Generally, the material used for the dielectric body 32 is a material of a polystyrene type that has a dielectric constant value around 2.55, which is metallized onto its outer surface. However, the body 32 might just as well be made of metal. The dielectric material 39 that fills the waveguide 31 preferably has a dielectric constant of between 2 and 3.5. Out of convenience, it is possible to use the same dielectric material 32, namely a polystyrene material with a dielectric constant value around 2.55.

The distance d separating the end 34 of the sub-reflector 30 from the end of the waveguide 31 may be slightly reduced while keeping the same level of return loss. Thus, the radiation pattern is improved with a lower field strength in the sidelobes. Another benefit of that air volume 38 is to facilitate the process of adhering the sub-reflector 30 onto the dielectric walls of the waveguide 31 while avoiding bubbles in the adhesive.

In the radiation pattern of the sub-reflector in the horizontal plane, depicted in FIG. 6, the gain or directivity D in dB is given on the y-axis compared to the angle of reflection α in degrees given in the y-axis. The angle of reflection α is the angle between the axis of the main reflector's parabola and the line that meets a point on that parabola at the focal point of the parabola. The radiation pattern of a deep-dish antenna (f/D ratio on the order of 0.17) shows a good level of radio performance in terms of spillover loss. Spillover losses 60 above +/−115°, i.e. outside the main reflector, are fairly low. In the central part 61 of the radiation pattern, the field strength is intentionally reduced by about ten dB to minimize the mask effect of the feed source. A low field strength radiated in the centre of the parabola reduces the reflections within the feed source.

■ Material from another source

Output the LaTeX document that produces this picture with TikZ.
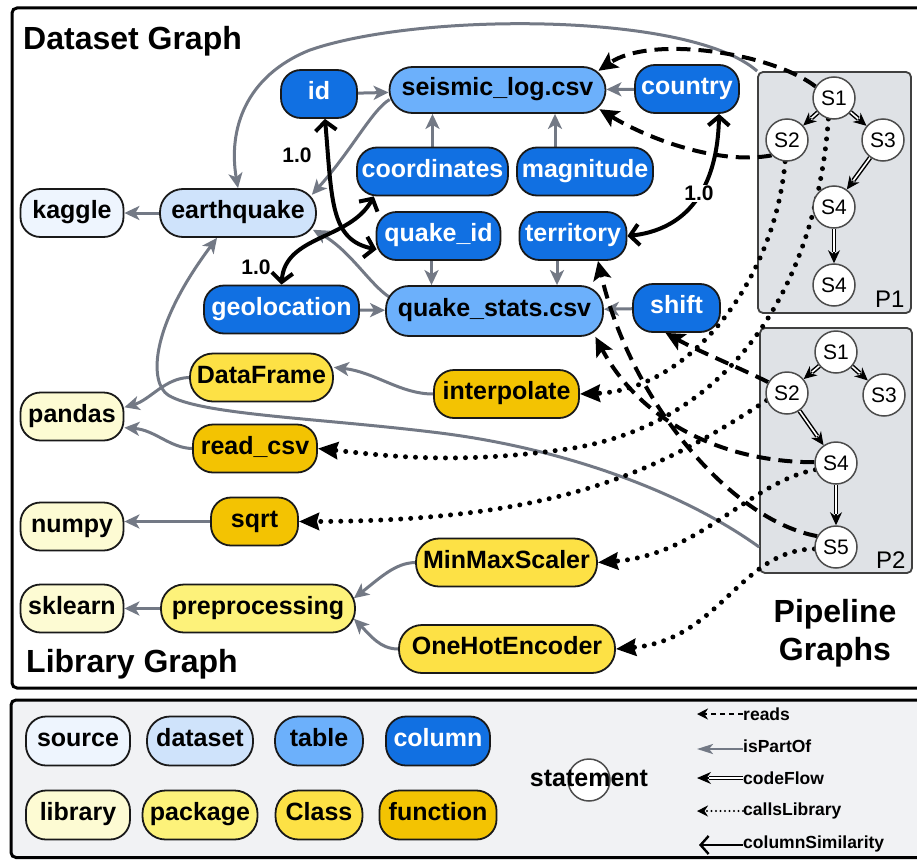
\documentclass[tikz,border=0pt]{standalone}
\usepackage{fontspec}
\setmainfont{Liberation Sans}
\usetikzlibrary{arrows.meta}
\pgfdeclarelayer{bg}
\pgfdeclarelayer{edges}
\pgfsetlayers{bg,edges,main}
\definecolor{csource}{HTML}{EEF5FE}
\definecolor{cdataset}{HTML}{CFE3FB}
\definecolor{ctable}{HTML}{6CB0FB}
\definecolor{ccolumn}{HTML}{1170E2}
\definecolor{clibrary}{HTML}{FDFBD3}
\definecolor{cpackage}{HTML}{FDF27A}
\definecolor{cclass}{HTML}{FDE145}
\definecolor{cfunction}{HTML}{F3C302}
\definecolor{cgray}{HTML}{737985}
\definecolor{cpipe}{HTML}{DFE2E6}
\definecolor{clegend}{HTML}{F1F2F4}
\newcommand\flowedge[2]{\draw[flowtip] (#1) -- (#2);\draw[flowline] (#1) -- (#2);}
\begin{document}
\begin{tikzpicture}[x=1pt,y=-1pt,
  nodebase/.style={rectangle, draw=black!90, line width=1.8pt, minimum height=48pt, inner sep=0pt, text height=17pt, text depth=6pt, font=\bfseries\fontsize{25}{30}\selectfont},
  sq/.style={nodebase, rounded corners=20pt},
  rd/.style={nodebase, rounded corners=23pt},
  tsource/.style={sq, fill=csource},
  tdataset/.style={rd, fill=cdataset},
  ttable/.style={rd, fill=ctable},
  tcolumn/.style={sq, fill=ccolumn, text=white},
  tlibrary/.style={sq, fill=clibrary},
  tpackage/.style={rd, fill=cpackage},
  tclass/.style={rd, fill=cclass},
  tfunction/.style={sq, fill=cfunction},
  stmt/.style={circle, draw=black!70, line width=1.5pt, fill=white, minimum size=42pt, inner sep=0pt, font=\fontsize{21}{21}\selectfont},
  pipebox/.style={rectangle, draw=black!75, line width=1.8pt, fill=cpipe, rounded corners=5pt, inner sep=0pt},
  title/.style={font=\bfseries\fontsize{32}{36}\selectfont, inner sep=0pt},
  plabel/.style={font=\fontsize{24}{24}\selectfont, inner sep=0pt},
  simlabel/.style={font=\bfseries\fontsize{21}{21}\selectfont, inner sep=1pt},
  legtext/.style={font=\bfseries\fontsize{17.5}{20}\selectfont, inner sep=0pt, anchor=west},
  partof/.style={draw=cgray, line width=3pt, -{Stealth[length=15pt,width=14pt,inset=4pt]}},
  reads/.style={draw=black, line width=4pt, dash pattern=on 14pt off 8pt, -{Stealth[length=19pt,width=18pt,inset=4pt]}},
  calls/.style={draw=black, line width=5pt, line cap=round, dash pattern=on 0pt off 10pt, -{Stealth[length=20pt,width=17pt,inset=2pt]}},
  simil/.style={draw=black, line width=4pt, {Straight Barb[length=9pt,width=21pt]}-{Straight Barb[length=9pt,width=21pt]}},
  flowtip/.style={draw=black, line width=1.2pt, -{Stealth[length=13pt,width=12pt]}},
  flowline/.style={draw=black, line width=1.5pt, double=white, double distance=1.6pt, shorten >=11pt},
  lgreads/.style={draw=black, line width=2.2pt, dash pattern=on 5pt off 4pt, -{Stealth[length=11pt,width=11pt]}},
  lgpart/.style={draw=cgray, line width=2.5pt, -{Stealth[length=16pt,width=10pt,inset=4pt]}},
  lgcalls/.style={draw=black, line width=2.4pt, line cap=round, dash pattern=on 0pt off 4.5pt, -{Stealth[length=11pt,width=11pt]}},
  lgsim/.style={draw=black, line width=2.4pt, -{Straight Barb[length=8pt,width=18pt]}},
  lgflowtip/.style={draw=black, line width=1.2pt, -{Stealth[length=14pt,width=12pt]}},
  lgflowline/.style={draw=black, line width=1.7pt, double=white, double distance=1.5pt, shorten >=12pt},
]
\useasboundingbox (0,0) rectangle (917,859);
\begin{pgfonlayer}{bg}
  \fill[white] (0,0) rectangle (917,859);
  \draw[line width=3pt, rounded corners=5pt] (12,8) rectangle (935,688);
  \draw[line width=3pt, rounded corners=5pt, fill=clegend] (11,700) rectangle (935,857.5);
  \node[pipebox, minimum width=153pt, minimum height=241pt] (P1) at (834.5,192.5) {};
  \node[pipebox, minimum width=152pt, minimum height=245pt] (P2) at (836,450.5) {};
\end{pgfonlayer}

% titles
\node[title, anchor=base west] (tds) at (23,49) {Dataset Graph};
\node[title, anchor=base west] (tlib) at (26,672) {Library Graph};
\node[title, anchor=base] (tpipe1) at (835,622) {Pipeline};
\node[title, anchor=base] (tpipe2) at (835,660) {Graphs};

% dataset graph
\node[tsource, minimum width=103pt] (kaggle) at (72,213) {kaggle};
\node[tdataset, minimum width=156pt] (eq) at (238,213) {earthquake};
\node[tcolumn, minimum width=76pt] (id) at (319,94) {id};
\node[ttable, minimum width=216pt, minimum height=46pt] (seis) at (497.5,90) {seismic\_log.csv};
\node[tcolumn, minimum width=104pt] (country) at (687,89) {country};
\node[tcolumn, minimum width=151pt] (coord) at (432.5,171.5) {coordinates};
\node[tcolumn, minimum width=136pt] (magn) at (585,171.5) {magnitude};
\node[tcolumn, minimum width=124pt] (qid) at (438.5,236) {quake\_id};
\node[tcolumn, minimum width=107pt] (terr) at (573,236) {territory};
\node[tcolumn, minimum width=155pt] (geo) at (281.5,309.5) {geolocation};
\node[ttable, minimum width=217pt, minimum height=50pt] (qstats) at (494.5,311) {quake\_stats.csv};
\node[tcolumn, minimum width=87pt] (shift) at (676.5,308) {shift};

% library graph
\node[tlibrary, minimum width=103pt] (pandas) at (72,416.5) {pandas};
\node[tclass, minimum width=143pt] (df) at (261.5,377.5) {DataFrame};
\node[tfunction, minimum width=145pt] (interp) at (506.5,394) {interpolate};
\node[tfunction, minimum width=124pt] (rc) at (255,448.5) {read\_csv};
\node[tlibrary, minimum width=103pt] (numpy) at (72,526.5) {numpy};
\node[tfunction, minimum width=87pt] (sqrt) at (254.5,521.5) {sqrt};
\node[tlibrary, minimum width=103pt] (sklearn) at (72,608.5) {sklearn};
\node[tpackage, minimum width=194pt] (prep) at (258,608.5) {preprocessing};
\node[tclass, minimum width=181pt] (mms) at (506.5,562.5) {MinMaxScaler};
\node[tclass, minimum width=216pt] (ohe) at (507,649) {OneHotEncoder};

% pipelines
\node[stmt] (p1s1) at (834,98) {S1};
\node[stmt] (p1s2) at (787,140) {S2};
\node[stmt] (p1s3) at (883,140) {S3};
\node[stmt] (p1s4) at (834,207) {S4};
\node[stmt] (p1s5) at (834,285) {S4};
\node[plabel, anchor=base west] (p1lab) at (875,307) {P1};
\node[stmt] (p2s1) at (836,352) {S1};
\node[stmt] (p2s2) at (787,393) {S2};
\node[stmt] (p2s3) at (884,395) {S3};
\node[stmt] (p2s4) at (836,463) {S4};
\node[stmt] (p2s5) at (836,547) {S5};
\node[plabel, anchor=base west] (p2lab) at (876,568) {P2};

% similarity labels
\node[simlabel] (sl1) at (297,155.5) {1.0};
\node[simlabel] (sl2) at (256,267) {1.0};
\node[simlabel, fill=white] (sl3) at (699,193.5) {1.0};

% legend
\node[tsource, minimum width=104pt, minimum height=49pt] (lsource) at (78,741) {source};
\node[tdataset, minimum width=106pt, minimum height=49pt] (ldataset) at (200,741) {dataset};
\node[ttable, minimum width=88pt, minimum height=49pt] (ltable) at (319,741) {table};
\node[tcolumn, minimum width=104pt, minimum height=49pt] (lcolumn) at (438,741) {column};
\node[tlibrary, minimum width=104pt, minimum height=49pt] (llibrary) at (78,815) {library};
\node[tpackage, minimum width=115pt, minimum height=49pt] (lpackage) at (200,815) {package};
\node[tclass, minimum width=87pt, minimum height=49pt] (lclass) at (319,815) {Class};
\node[tfunction, minimum width=117pt, minimum height=49pt] (lfunction) at (438,815) {function};
\node[stmt] (lstmt) at (589,780) {};
\node[font=\bfseries\fontsize{25}{30}\selectfont, inner sep=0pt] (lstmttext) at (589,778) {statement};

\node[legtext] (lreads) at (743,714) {reads};
\node[legtext] (lpart) at (743,746) {isPartOf};
\node[legtext] (lflow) at (743,778) {codeFlow};
\node[legtext] (lcalls) at (743,811) {callsLibrary};
\node[legtext] (lsim) at (743,844) {columnSimilarity};
\coordinate (lr) at (697,714);
\coordinate (lp) at (697,749);
\coordinate (lf) at (697,778);
\coordinate (lc) at (697,811);
\coordinate (ls) at (699,845);

\begin{pgfonlayer}{edges}
  % isPartOf
  \draw[partof] (id) -- (seis);
  \draw[partof] (country) -- (seis);
  \draw[partof] (coord) -- (coord |- seis.south);
  \draw[partof] ([xshift=-30pt]magn.north) -- ([xshift=-30pt]magn.north |- seis.south);
  \draw[partof] ([xshift=-7pt]qid.south) -- ([xshift=-7pt]qid.south |- qstats.north);
  \draw[partof] ([xshift=-16pt]terr.south) -- ([xshift=-16pt]terr.south |- qstats.north);
  \draw[partof] (geo) -- (qstats);
  \draw[partof] (shift) -- (qstats);
  \draw[partof] (eq) -- (kaggle);
  \draw[partof] ([xshift=1pt]seis.185) .. controls (372,110) and (352,150) .. ([xshift=-5pt]eq.13);
  \draw[partof] ([xshift=5pt]qstats.173) .. controls (370,285) and (350,250) .. ([xshift=-4pt]eq.-12);
  \draw[partof] (P1.north west) .. controls (690,12) and (420,12) .. (310,50) .. controls (245,76) and (228,130) .. (eq.north);
  \draw[partof] (P2.west |- p2s5) .. controls (680,490) and (560,448) .. (440,433) .. controls (320,418) and (200,415) .. (168,395) .. controls (150,383) and (148,330) .. ([xshift=-21pt]eq.south);
  \draw[partof] (df.west) .. controls (165,378) and (150,400) .. (pandas.10);
  \draw[partof] (rc.west) .. controls (170,448) and (155,430) .. (pandas.-12);
  \draw[partof] (interp.west) .. controls (400,394) and (375,372) .. (df.8);
  \draw[partof] (sqrt.west) -- (sqrt.west -| numpy.east);
  \draw[partof] (prep) -- (sklearn);
  \draw[partof] (mms.west) .. controls (395,563) and (380,578) .. ([xshift=-2pt]prep.6);
  \draw[partof] (ohe.west) .. controls (380,649) and (370,635) .. ([xshift=-2pt]prep.-6);
  % columnSimilarity
  \draw[simil] ([xshift=6pt]id.south) .. controls (332,200) and (330,240) .. ([xshift=1pt]qid.192);
  \draw[simil] (coord.203) .. controls (350,240) and (285,235) .. (geo.north);
  \draw[simil] ([xshift=32pt]country.south) .. controls (718,170) and (700,228) .. (terr.east);
  % reads
  \draw[reads] (p1s1.148) .. controls (770,52) and (650,35) .. ([xshift=-8pt]seis.10);
  \draw[reads] (p1s2.225) .. controls (720,165) and (650,140) .. ([xshift=-7pt]seis.-10);
  \draw[reads] (p2s2.150) .. controls (740,368) and (700,352) .. ([xshift=-11pt]shift.south);
  \draw[reads] (p2s4.178) .. controls (720,462) and (640,420) .. ([xshift=-3pt]qstats.-14);
  \draw[reads] (p2s5.150) .. controls (730,520) and (630,400) .. ([xshift=25pt]terr.south);
  % callsLibrary
  \draw[calls] (p1s1.255) .. controls (815,300) and (720,430) .. (560,450) .. controls (450,465) and (380,455) .. (rc.east);
  \draw[calls] (p1s2.265) .. controls (775,280) and (690,390) .. (interp.east);
  \draw[calls] (p2s2.200) .. controls (660,470) and (560,521) .. (sqrt.east);
  \draw[calls] (p2s4.198) .. controls (750,482) and (700,555) .. (mms.east);
  \draw[calls] (p2s5.185) .. controls (740,550) and (720,640) .. (ohe.east);
  % codeFlow
  \flowedge{p1s1}{p1s2}
  \flowedge{p1s1}{p1s3}
  \flowedge{p1s3}{p1s4}
  \flowedge{p1s4}{p1s5}
  \flowedge{p2s1}{p2s2}
  \flowedge{p2s1}{p2s3}
  \flowedge{p2s2}{p2s4}
  \flowedge{p2s4}{p2s5}
  % legend samples
  \draw[lgreads] (lreads.west) -- (lr);
  \draw[lgpart] (lpart.west |- lp) -- (lp);
  \draw[lgflowtip] (lflow.west) -- (lf);
  \draw[lgflowline] (lflow.west) -- (lf);
  \draw[lgcalls] (lcalls.west) -- (lc);
  \draw[lgsim] (lsim.west |- ls) -- (ls);
\end{pgfonlayer}
\end{tikzpicture}
\end{document}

FIG. 7 depicts the representation of the map of field E around the junction between the sub-reflector 70 and the waveguide 71. This is the representation of the maximum amplitude of the electric field E at a given moment. An area with a stronger field 72 is around the end of the sub-reflector 70 and an area with a weaker field 73 are found along the waveguide 71 on the side opposite the sub-reflector 70, which shows a weak field radiated towards the centre of the parabola of the main reflector.

FIG. 8 depicts the measurement of the normalized antenna's gain relative to the maximum gain. Depicted is the main reflector's radiation pattern in the horizontal plan of an antenna with a leg whose diameter depends on the angle of transmission/reception θ, respectively at a frequency of 21.2 GHz, 23.6 GHz and 22.4 GHz (curves 80, 81 and 82). The gain G in dB is given in the y-axis, and in the x-axis the angle of transmission/receptionθ in degrees. The curves 80, 81 and 82 show radiated values with small secondary lobes, below the ETSI class 3 (curve 83) and ETSI class 4 (curve 84) standards.

As depicted in FIG. 9, the return loss performance is greatly improved, with a return loss −30 dB less. The parameter S in dB is given on the y-axis, and the frequency F in GHz is given on the x-axis.

This invention is naturally not limited to the fabrication methods described, and is open to numerous variants available to professionals in the field without departing from the spirit of the invention. In particular, it is possible to alter the shape and dimensions of the housing, as well as the nature and quantity of the material filling the space.